While I had learned a lot about the culture and its epic heroes and colonial history, I knew almost nothing about the present day realities, except that it was the third-poorest country in the world. Our pre-departure reading and the U.S. State Department website gave me the necessary statistics: its GDP per capita is less than US $600, and infant mortality and fertility rates are regularly number one among developing countries. There is little industry and only a skeletal infrastructure.


While I had learned a lot about the culture and its epic heroes and colonial history, I knew almost nothing about the present day realities.

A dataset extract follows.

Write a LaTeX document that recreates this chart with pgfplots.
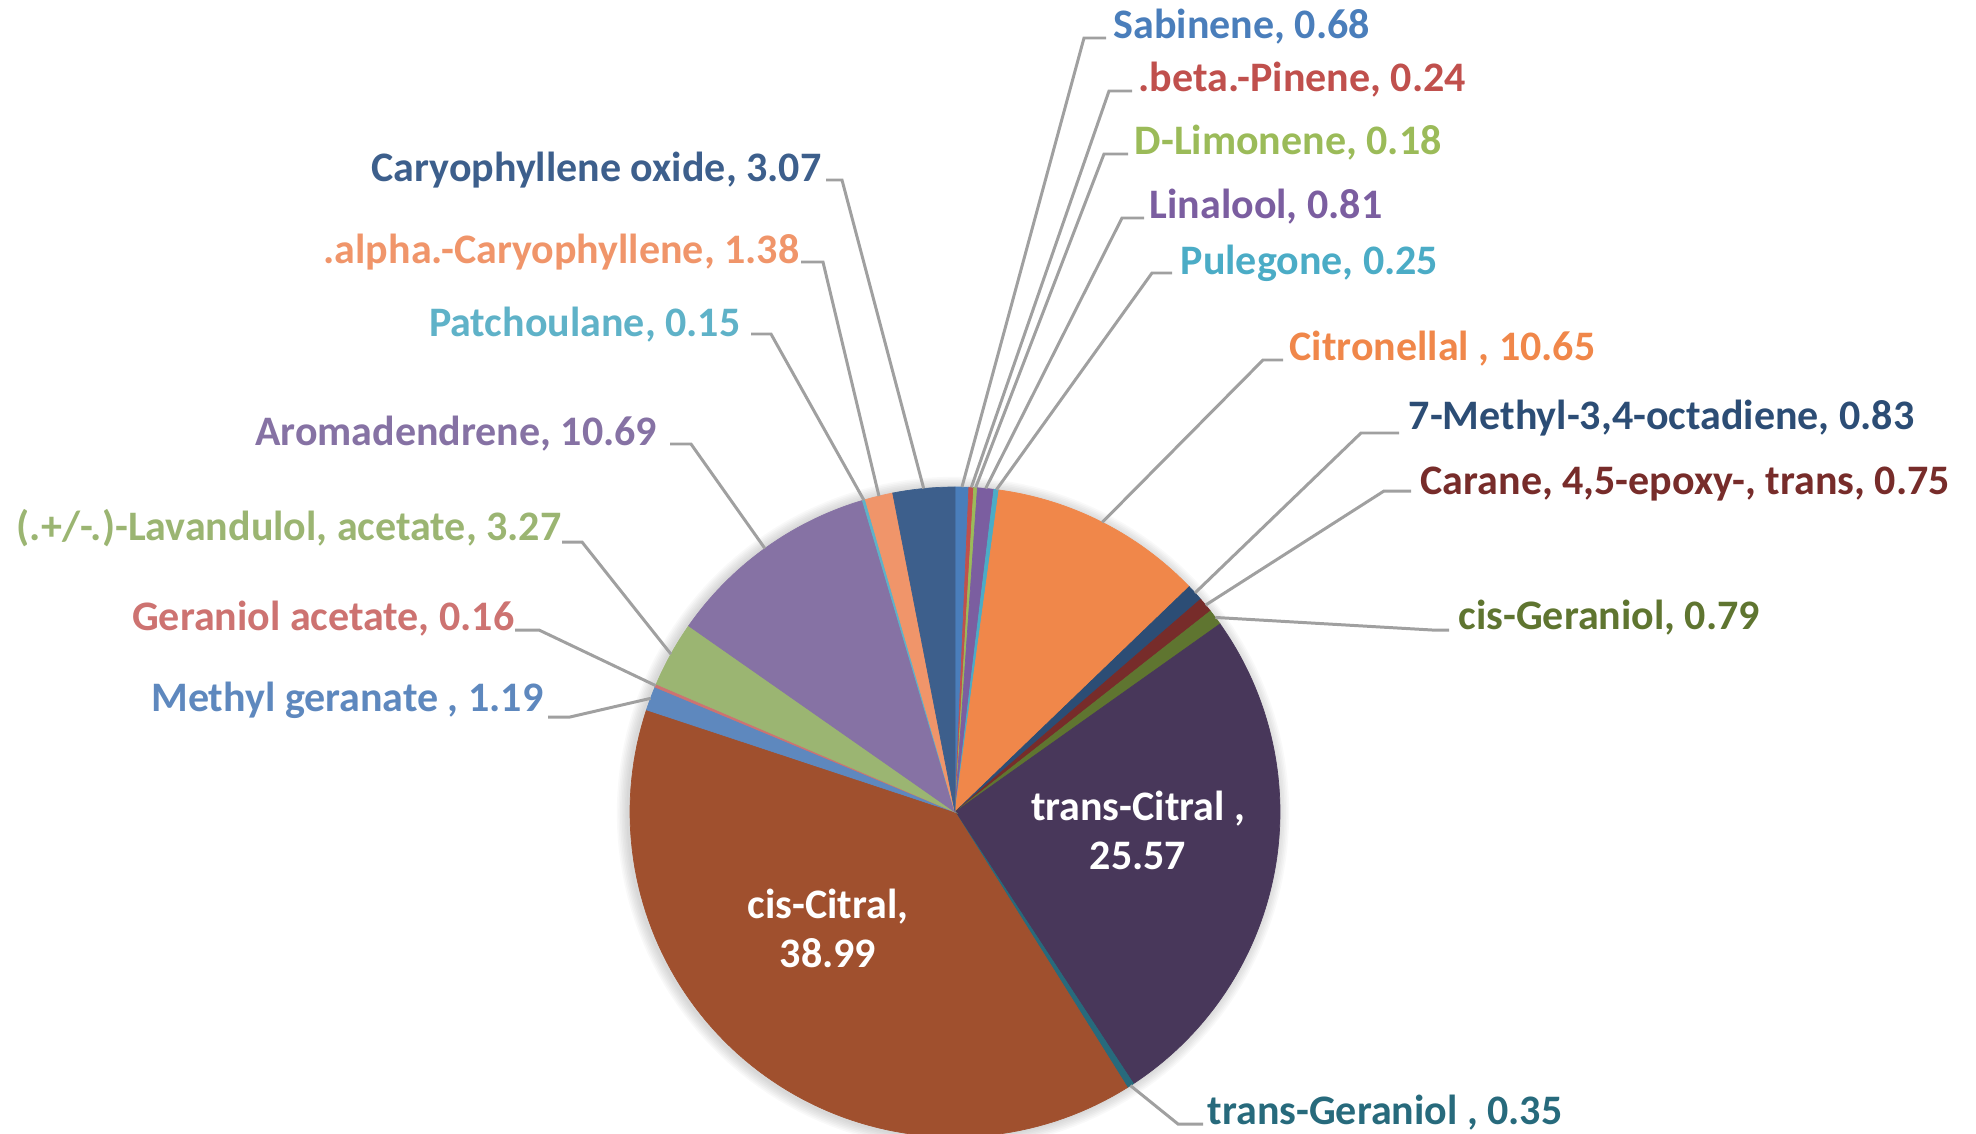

Agriculture comprises 40% of the GDP, with cotton and livestock as the major exports, along with millet, sorghum, corn, rice, livestock, sugar, peanuts, and tobacco. I had seen some of the geography in the films we saw for class: it looked dry and barren, but there were trees and fields. That was only a small part of the country; the climate is subtropical in the south and arid in the north; 65% of its land area is desert or semidesert, and only 2% is considered arable. Frequent droughts, like the one that devastated Mali in the mid-80’s, deforestation, soil erosion, and desertification make farming difficult even in irrigated areas, which are confined to the area near the Niger. Roughly 80% of the population works in agriculture, either farming, herding, or fishing; industry is limited to food processing, textiles, cigarettes, plastics, and beverage bottling. Mali has promisingly vast mineral reserves, including gold, salt, uranium, bauxite, iron ore, tin, and copper, but the near-total lack of infrastructure severely limits their exploitation. Of the 15,000 kilometers of roads, only 1,827 are paved, mostly linking the capital, Bamako, with major cities such as Segou, Sikasso, Mopti, Timbuktu, and Gao. The only way to reach the western portion of the country is by the railway that links Bamako with Kayes and Senegal.

While there are numerous ethnic groups in Mali, whose borders were drawn by the colonial French government without regard to native populations, there is very little ethnic conflict. The majority share similar historic, cultural, and religious traditions, and each was traditionally tied to a specific occupation, so that a sort of ethno-professional symbiotic relationship existed throughout history. The Bambara, Malinke, Sarakole and Voltaic (who comprise a larger group, the Mande) were farmers; the Peul,and Tuareg, herders; and the Bozo and Somono, fishers. Each ethnic group has its own language, but Bambara is the language of trade, used by an estimated 80% of the population, and in regions with a multiplicity of ethnicities, most people grow up polylingual. As empires have risen and fallen over the centuries, the people of the Sahel have incorporated into their culture a healthy sense of fatalism: fortunes may improve or be destroyed at any moment, so make the most of the present situation, help your neighbors, and hope for the best. Inter-ethnic relationships are relaxed and cooperative: embedded in the culture is the knowledge that at various times throughout history one’s ancestors went from slaves to kings and back again, and thus while many jokes are made about the relative merits of Malinke vs. Peuls, for example, everyone understands that they are all fundamentally equal.